Kes – Review – Leeds Playhouse Pop-up Theatre
By Eve Luddington, January 2019
First came the book, A Kestrel for a Knave by Barry Hines (1968), then the film directed by Ken Loach (1969). Both are modern classics, still widely available. Surely almost everyone’s read or seen a version of Kes, especially if they live in Yorkshire.
So, when Leeds Playhouse presented a stage adaptation by Robert Alan Evans in 2016, I wondered why, and whether it would work. Directed by Amy Leach, I remember it as a small theatrical miracle with an authentic Yorkshire flavour. I jumped at the chance to see the same production, remounted by Martin Leonard, this month. I couldn’t experience again my initial surprise and delight at Evans’s imaginative adaptation, but I anticipated an excellent evening’s entertainment. It certainly retains the seamlessly episodic, fast pace of the original production.
“Direct and moving”
Evans’ tight script captures the essence of Kes as I remember the film and book; honest, direct and moving. It makes the audience work hard to be part of the experience, and that’s no bad thing. There are just two actors, and the bird is imagined.
On a set dominated by a wall of chairs, artfully designed by Max Johns to look chaotic and rather perilous, a disturbed, middle-aged Billy Casper finds his old falconer’s glove and slips it on, reviving memories of the most important time in his life. Together, the man and the ghost of his childhood relive 15 year-old Billy’s brief escape from his everyday miserable existence – as he takes a young kestrel and learns to train it.
One of the most significant moments in this production is when both Billys climb up the perilous ‘hill’ of chairs to get a bird’s eye view of their mining town. They know it’s a dismal place but for now, they’re above it all and free, tasting fresh air. It resonates when the young lad, awed by the flight of a kestrel, is gripped by the desire to train it. I understood his need. A few more such moments of relief from the furious pace of this performance would have helped me to savour even more the exhilaration and sorrows of Billy’s journey.
Lucas Button is the 15 year-old South Yorkshire lad, Billy Casper. When I say he ‘is’ Billy, I mean it. He looks pale, malnourished, uncared for. His guarded but still innocent eyes tell the story of his youth so far – neglected by his promiscuous mum, bullied by his older brother and crushed by most of his teachers. His first faltering attempts to ‘swing the lure’ for the bird he calls Kes are totally believable; the sparkling eyes in his pale face when he masters the swing, joyous. The sad climax of his time with the wild bird is poignant. We identify with his spiritual journey – even if ‘uz Yorkshire fowlk’ aren’t totally convinced by his South Yorkshire accent.
Jack Lord reprises his 2016 role as the older Billy, and all the characters that still haunt him. It’s a mammoth challenge for an actor to transform from mother to brother to shopkeeper in the blink of an eye, without so much as a pinnie to help him.

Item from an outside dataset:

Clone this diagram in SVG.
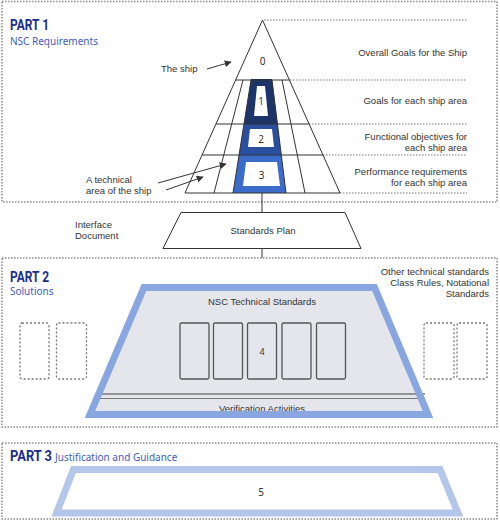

Lord is most effective as the older Billy, a timeworn, rather haggard man who can nevertheless laugh at himself at 15. He and Button neatly echo each other’s gestures and have great rapport. His ‘mother’ is a delight, too. More changes in mannerism and vocal range might have added to the fun of character transformation but each character was distinct enough.
Both actors clamber over Max Johns’ set to good effect; be they climbing hills, chasing one another or fleeing some everyday trauma. But while the wall of chairs cleverly symbolises the obstacles in Billy’s life, it restricts the depth of the Pop-up’s acting area – which is already shallow. So, despite Button’s outstanding acting, I never quite felt with young Billy the sense of space and freedom that releases him spiritually as he watches Kes glide and flutter and swoop, the sense that there’s a different world out there even if the barriers to it are enormous – and I never ‘saw’ the bird as I did in the original production. Much as I enjoyed this remodelled Kes, it didn’t take me to the highs or lows I remember from 2016.